Because, I remembered the story of Noah's neighbor. By the way, this one isn't in The GOOD BOOK. It's a joke wrapped in some insight. You know the story...Noah built the ark, spent a REALLY long time working on it. Everyone thought he was crazy! Then he loaded it up with the animals, his family, and the rains came. So, it rains for a while, Noah floats by his neighbor..."You want on the ark?", he asks. "No", says his neighbor, "it's gonna stop raining." So, Noah the animals and family float on by. The next time they float by, the neighbor is on the top floor of his house, waters rising and he refuses help once more. They float on by. The next time, he's on the roof, water lapping at his feet, refusing to get on board. Finally, the neighbor drowns and finds himself before God. He's pretty mad, "Why didn't you save me, God?" And, God says, "What are you talking about?? I sent Noah by to get you 3 times!"

To make it through this, I definitely need Jesus. That's FIRST and FOREMOST. But, I also need my family and friends, my church, my doctors, and as it turns out some pharmaceuticals for a little while. The doctors know how this cancer thing works. When they say you need a little help here or there, you probably do. It's temporary, it doesn't mean your faith has failed. In fact, some of the help I've said yes to has given me the clarity to see how He's using this experience, and keeping me from drowning in this cancer just like Noah's neighbor.

2 comments:

kitykity said...

When you talk about allowing yourself to use pharmaceuticals, it makes me think of people who pray and pray for their child, but refuse them medicine or medical attention, and they die. God created doctors and the medecines they have provided too... right? I don't see it a weakness to make use of these gifts--if God didn't want them on Earth, they wouldn't be here.

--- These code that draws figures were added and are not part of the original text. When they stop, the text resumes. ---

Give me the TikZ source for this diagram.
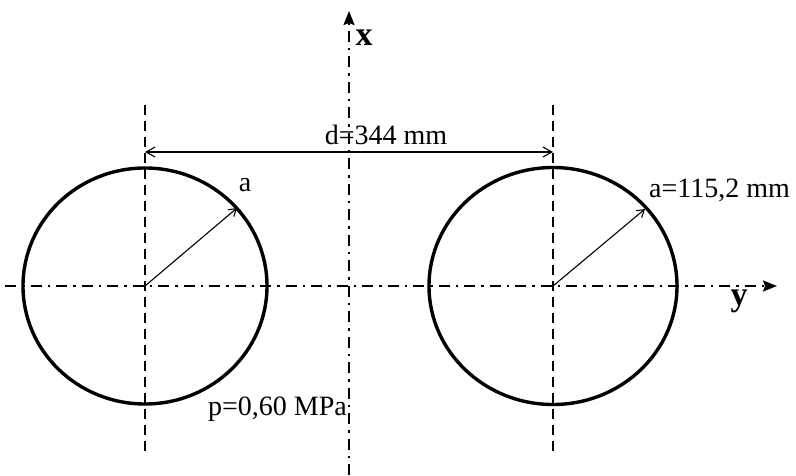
\documentclass[tikz,border=0pt]{standalone}
\usepackage{fontspec}
\setmainfont{Liberation Serif}
\usetikzlibrary{arrows.meta}
\tikzset{
  axisline/.style={line width=2pt, dash pattern=on 11pt off 6pt on 2.5pt off 6pt, -{Stealth[length=14pt,width=11pt,inset=2pt]}},
  centerline/.style={line width=2pt, dash pattern=on 10pt off 6pt},
  tube/.style={line width=3.4pt},
  radarrow/.style={line width=1.1pt, -{Straight Barb[length=7pt,width=9pt]}},
  dimarrow/.style={line width=1.1pt, {Straight Barb[length=9pt,width=10pt]}-{Straight Barb[length=9pt,width=10pt]}},
  lbl/.style={inner sep=0pt, font=\fontsize{28}{30}\selectfont},
  axlbl/.style={inner sep=0pt, font=\fontsize{34}{36}\selectfont\bfseries}
}
\begin{document}
\begin{tikzpicture}[x=1pt,y=-1pt]
\useasboundingbox (0,0) rectangle (796,475);
\fill[white] (0,0) rectangle (796,475);
% centres
\coordinate (cL) at (145,286);
\coordinate (cR) at (553,286);
% axes ends
\coordinate (yS) at (5,286);
\coordinate (yE) at (777,286);
\coordinate (xS) at (349,475);
\coordinate (xE) at (349,11);
% centre lines ends
\coordinate (lT) at (145,105);
\coordinate (lB) at (145,455);
\coordinate (rT) at (553,105);
\coordinate (rB) at (553,455);
% dimension ends
\coordinate (dL) at (145,152);
\coordinate (dR) at (553,152);
% radius tips
\coordinate (tL) at (237,208);
\coordinate (tR) at (645,209);

\draw[axisline] (yS) -- (yE);
\draw[axisline] (xS) -- (xE);
\draw[centerline] (lT) -- (lB);
\draw[centerline] (rT) -- (rB);
\draw[tube] (cL) ellipse [x radius=122, y radius=118];
\draw[tube] (cR) ellipse [x radius=124, y radius=118.5];
\draw[radarrow] (cL) -- (tL);
\draw[radarrow] (cR) -- (tR);
\draw[dimarrow] (dL) -- (dR);

\node[lbl] (dlab) at (386,135) {d=344 mm};
\node[lbl] (alab) at (245,185) {a};
\node[lbl, anchor=west] (arlab) at (649,190) {a=115,2 mm};
\node[lbl, anchor=west] (plab) at (208,409) {p=0,60 MPa};
\node[axlbl] (xlab) at (364,38) {x};
\node[axlbl] (ylab) at (739,301) {y};
\end{tikzpicture}
\end{document}
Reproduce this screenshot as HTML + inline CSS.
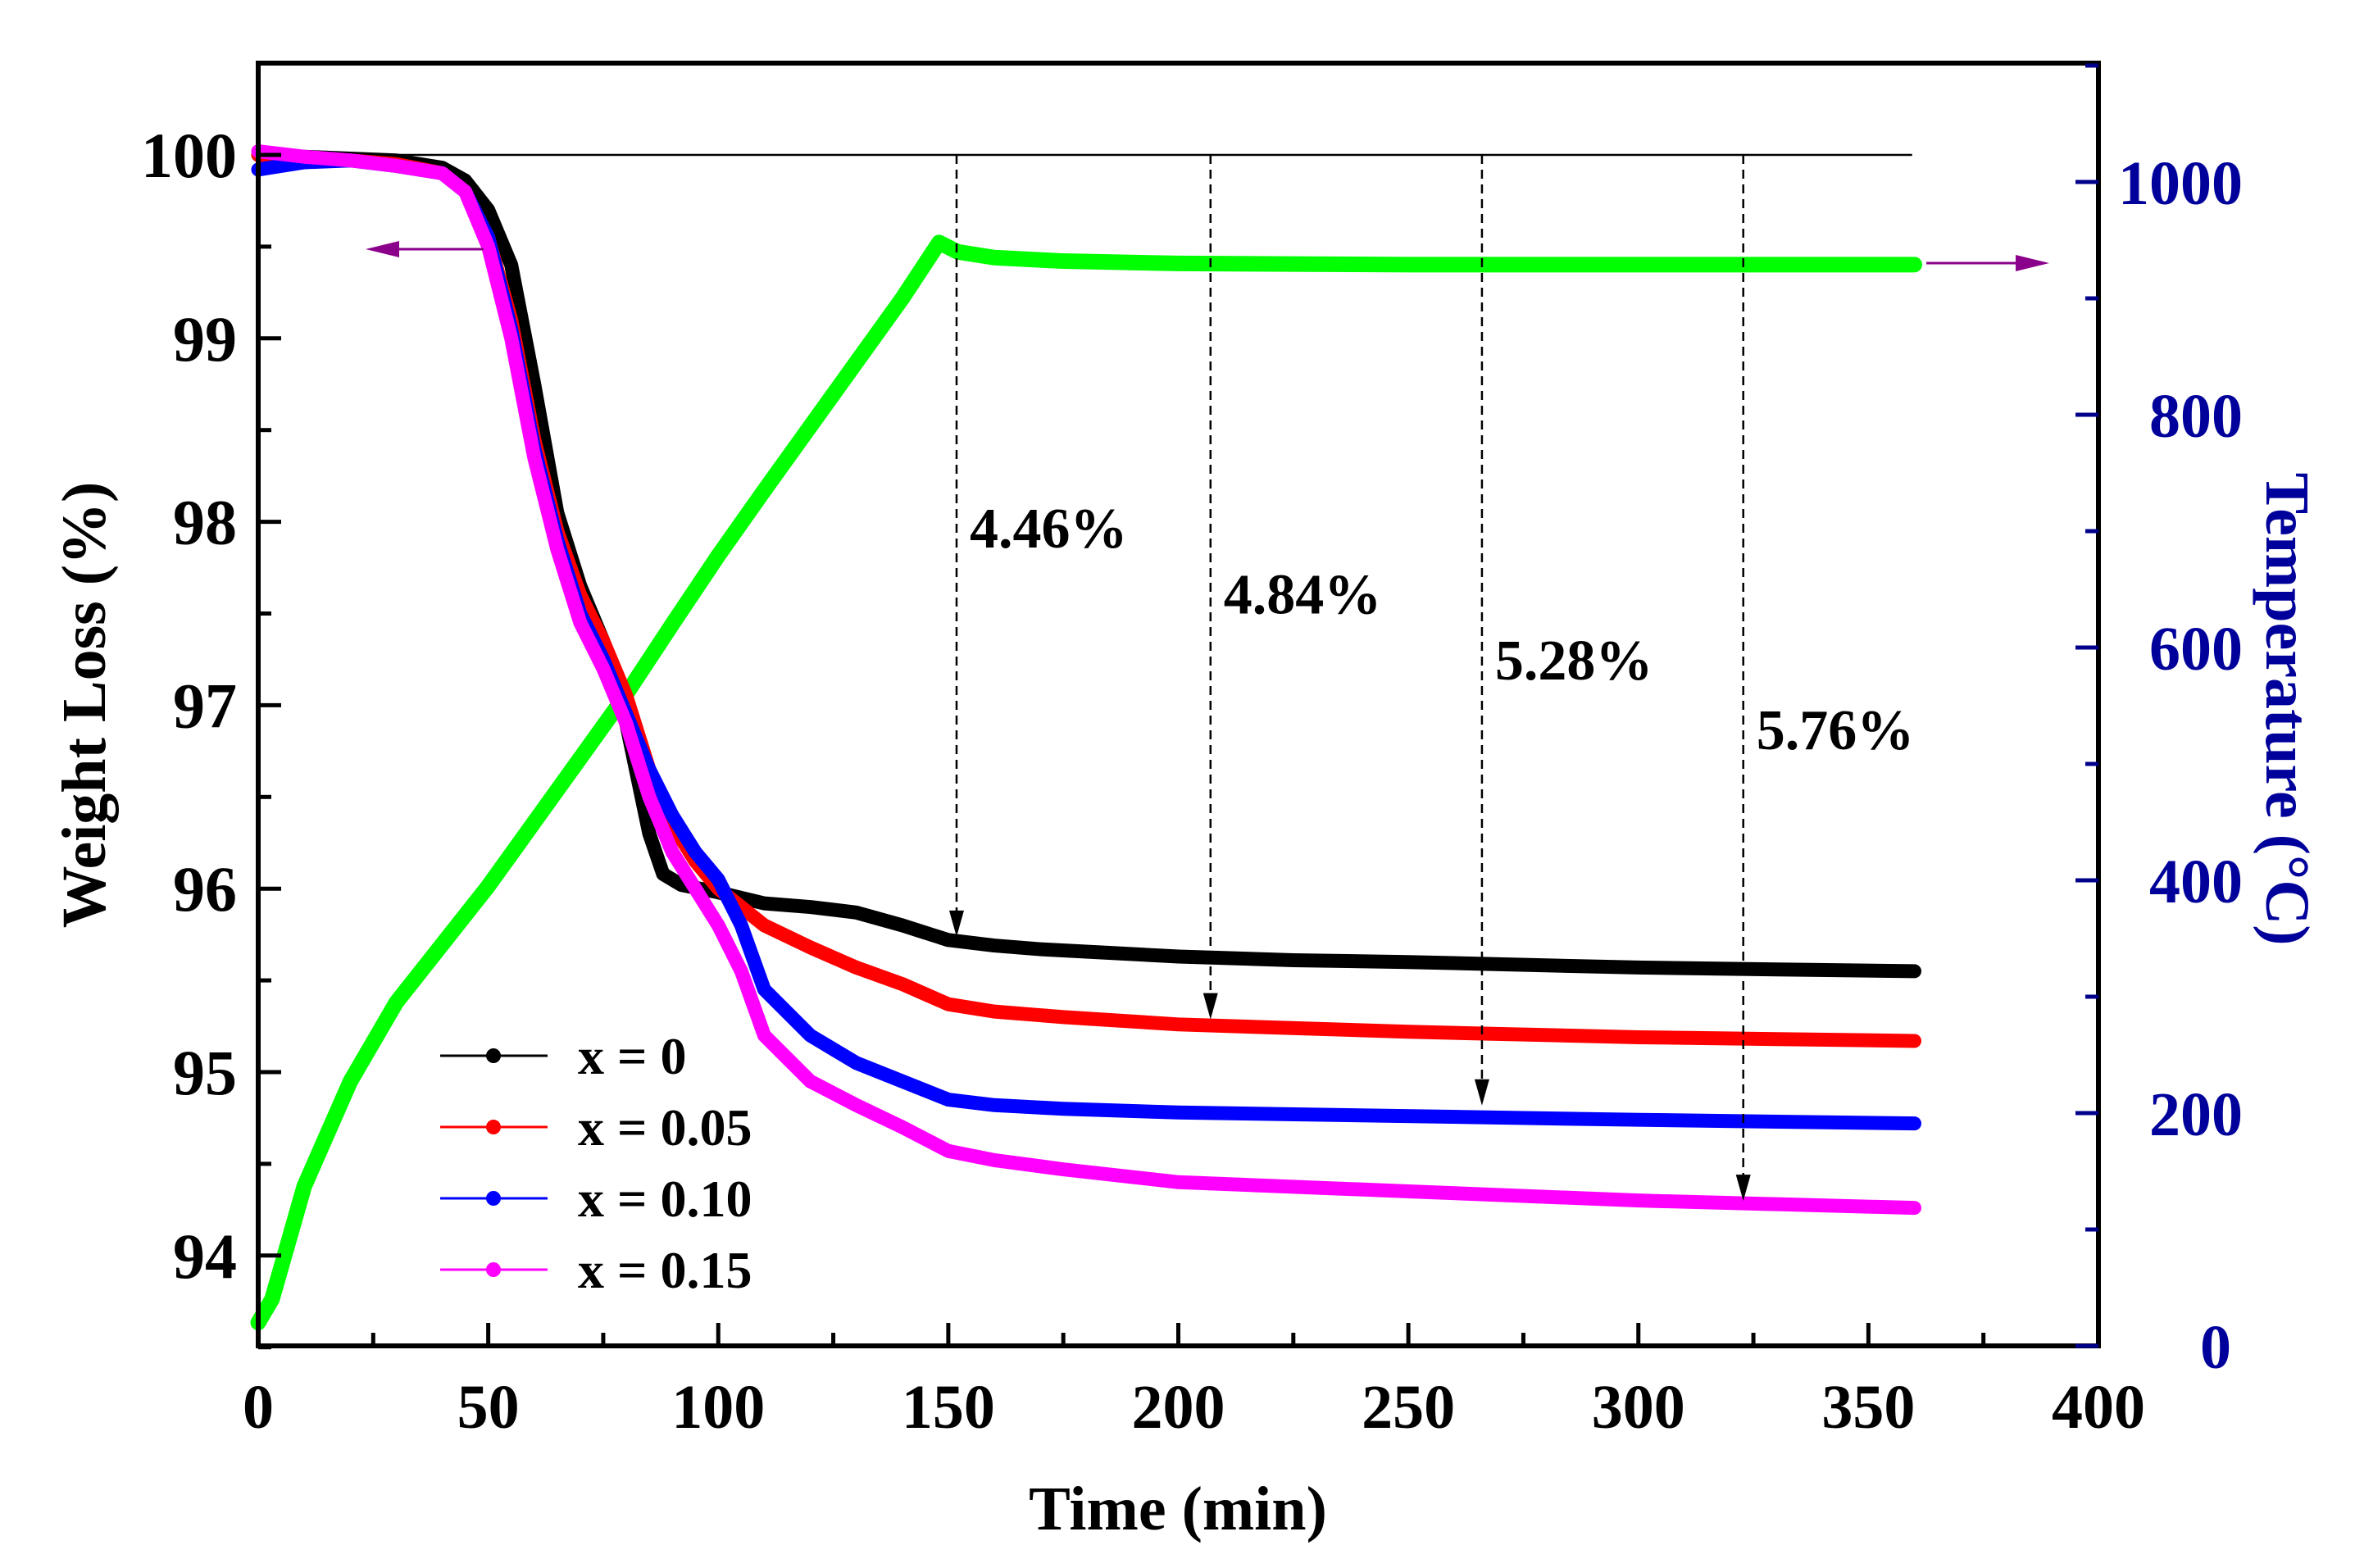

On that note, I have to disagree with you a bit on the strength thing. I wouldn't be a good friend if I agreed with you all the time. Yes, your strength comes *from* God, but it is *within you.* That makes it YOUR strength, even if its source is our great Lord. Maybe I just think about that differently in my mind than you do, but anyways... hope that makes sense.

Anonymous said...

Hey Girl! Been thinking of you pretty much constantly. Your blogs are so great because they let me know how you're doing inside and out. I know that this has been the most difficult time in your life as well as a time in which you are learning the most about who you are and what you are capable of. I'm proud of you, I hope you are too. And like your friend above wrote, God created everything; including pharmaceuticals. So use them with confidence, you will be blessed. Hope I can get up there soon to see you and the boy. My car was totalled by the stupid tree so I'm not sure when now. Keep writing, I really love feeling like I know what is going on. I love you Yvette, all of us love you. Hang on to that when the barf comes and the hair lands on the floor. You are beautiful just because you are here. We need you and are so glad you have made the hard decisions and have decided to use the big guns in order to stick around. Brayden has an amazing mother, did you know that?